**DIRECTION:** Find how many lines in the data below mention "code". Give the number only.

**GIVEN MATERIAL:**
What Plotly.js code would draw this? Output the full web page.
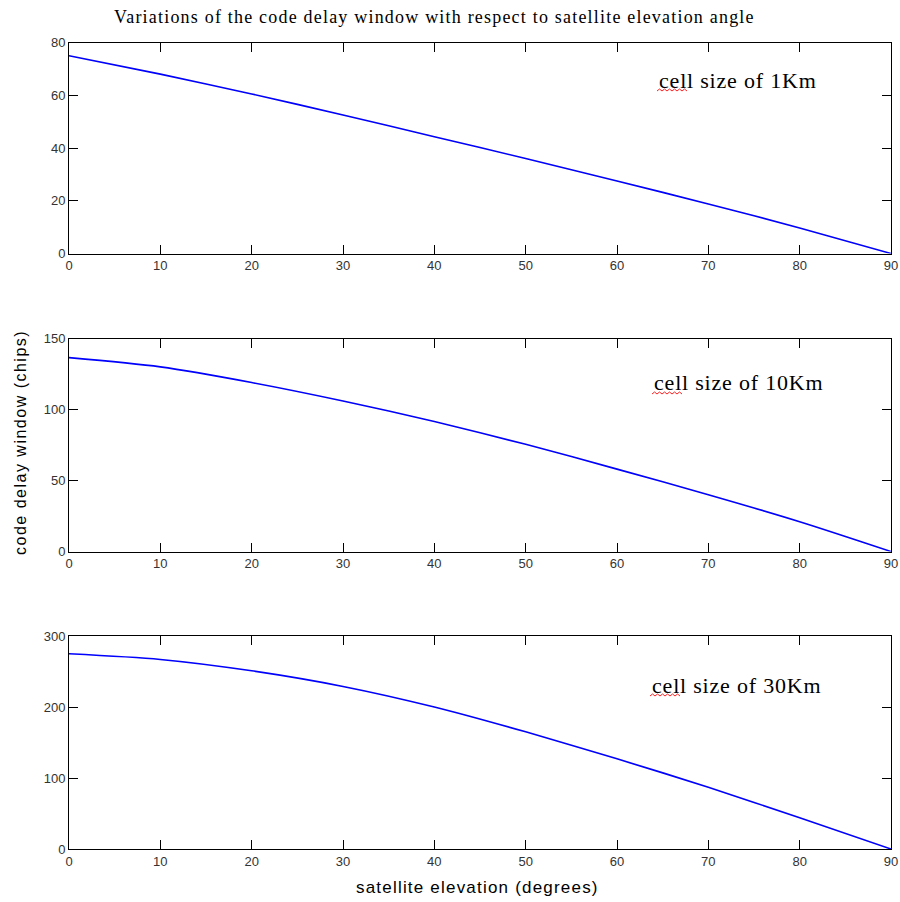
<!DOCTYPE html>
<html>
<head>
<meta charset="utf-8">
<script src="https://cdn.plot.ly/plotly-3.0.1.min.js"></script>
<style>html,body{margin:0;padding:0;background:#fff;}#chart{width:900px;height:902px;}</style>
</head>
<body>
<div id="chart"></div>
<script>
// Data
const elevation = [0, 10, 20, 30, 40, 50, 60, 70, 80, 90];
const delay1Km  = [75, 68, 60.5, 52.5, 44.3, 36, 27.5, 18.8, 9.7, 0];
const delay10Km = [136.5, 130, 119, 106, 91.5, 75.5, 58, 40, 21, 0];
const delay30Km = [275, 267, 251, 229, 200, 165, 127, 87, 44, 0];
const panelLabels = ["cell size of 1Km", "cell size of 10Km", "cell size of 30Km"];
const yTicks1 = [0, 20, 40, 60, 80];
const yTicks2 = [0, 50, 100, 150];
const yTicks3 = [0, 100, 200, 300];
const xTicks = [0, 10, 20, 30, 40, 50, 60, 70, 80, 90];
const titleText = "Variations of the code delay window with respect to satellite elevation angle";
const yTitleText = "code delay window (chips)";
const xTitleText = "satellite elevation (degrees)";

const W = 900, H = 902;
const px = v => v / W;
const py = v => 1 - v / H;

const lineStyle = {color: '#0000ff', width: 1.6, shape: 'spline', smoothing: 0.8};
const traces = [
  {x: elevation, y: delay1Km, xaxis: 'x', yaxis: 'y', mode: 'lines', line: lineStyle, hoverinfo: 'skip'},
  {x: elevation, y: delay10Km, xaxis: 'x2', yaxis: 'y2', mode: 'lines', line: lineStyle, hoverinfo: 'skip'},
  {x: elevation, y: delay30Km, xaxis: 'x3', yaxis: 'y3', mode: 'lines', line: lineStyle, hoverinfo: 'skip'}
];

const tickFont = {family: 'Liberation Sans, Arial, sans-serif', size: 13, color: '#333'};
function xAx(anchor) {
  return {
    domain: [px(69), px(891)], anchor: anchor, range: [0, 90],
    tickvals: xTicks, ticks: 'inside', ticklen: 9, tickwidth: 1, tickcolor: '#000',
    showline: true, linecolor: '#000', linewidth: 1, mirror: 'allticks',
    showgrid: false, zeroline: false, tickfont: tickFont
  };
}
function yAx(anchor, top, bottom, range, tv) {
  return {
    domain: [py(bottom), py(top)], anchor: anchor, range: range,
    tickvals: tv, ticks: 'inside', ticklen: 9, tickwidth: 1, tickcolor: '#000',
    showline: true, linecolor: '#000', linewidth: 1, mirror: 'allticks',
    showgrid: false, zeroline: false, tickfont: tickFont
  };
}

const serif = 'Liberation Serif, Times New Roman, serif';
const sans = 'Liberation Sans, Arial, sans-serif';
const spaced = (t, s) => '<span style="letter-spacing:' + s + 'px">' + t + '</span>';

// red spell-check squiggle under the word "cell"
function squiggle(x0, x1, y) {
  let d = 'M' + px(x0) + ',' + py(y);
  let up = true;
  for (let x = x0 + 2.5; x <= x1 + 0.01; x += 2.5) {
    d += ' L' + px(x) + ',' + py(up ? y - 2 : y);
    up = !up;
  }
  return {type: 'path', xref: 'paper', yref: 'paper', path: d, line: {color: '#ff2020', width: 1}};
}

const labelPos = [[657, 80], [652, 383], [650, 685]];
const layout = {
  width: W, height: H,
  margin: {l: 0, r: 0, t: 0, b: 0},
  paper_bgcolor: '#fff', plot_bgcolor: '#fff',
  showlegend: false,
  xaxis: xAx('y'), xaxis2: xAx('y2'), xaxis3: xAx('y3'),
  yaxis: yAx('x', 42.5, 253.5, [0, 80], yTicks1),
  yaxis2: yAx('x2', 338.5, 551.5, [0, 150], yTicks2),
  yaxis3: yAx('x3', 636, 849, [0, 300], yTicks3),
  shapes: labelPos.map(p => squiggle(p[0], p[0] + 32, p[1] + 11)),
  annotations: [
    {text: spaced(titleText, 1.2), xref: 'paper', yref: 'paper', x: px(434), y: py(17), xanchor: 'center', yanchor: 'middle', showarrow: false, font: {family: serif, size: 18, color: '#000'}},
    {text: spaced(yTitleText, 1.5), xref: 'paper', yref: 'paper', x: px(20), y: py(443), xanchor: 'center', yanchor: 'middle', textangle: -90, showarrow: false, font: {family: sans, size: 16, color: '#000'}},
    {text: spaced(xTitleText, 1.2), xref: 'paper', yref: 'paper', x: px(477), y: py(887), xanchor: 'center', yanchor: 'middle', showarrow: false, font: {family: sans, size: 17, color: '#000'}}
  ].concat(panelLabels.map((t, i) => ({
    text: spaced(t, 0.8), xref: 'paper', yref: 'paper', x: px(labelPos[i][0]), y: py(labelPos[i][1]),
    xanchor: 'left', yanchor: 'middle', showarrow: false, font: {family: serif, size: 22, color: '#000'}
  })))
};

Plotly.newPlot('chart', traces, layout, {displayModeBar: false, staticPlot: true});
</script>
</body>
</html>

**EXERCISE ANSWER:** 3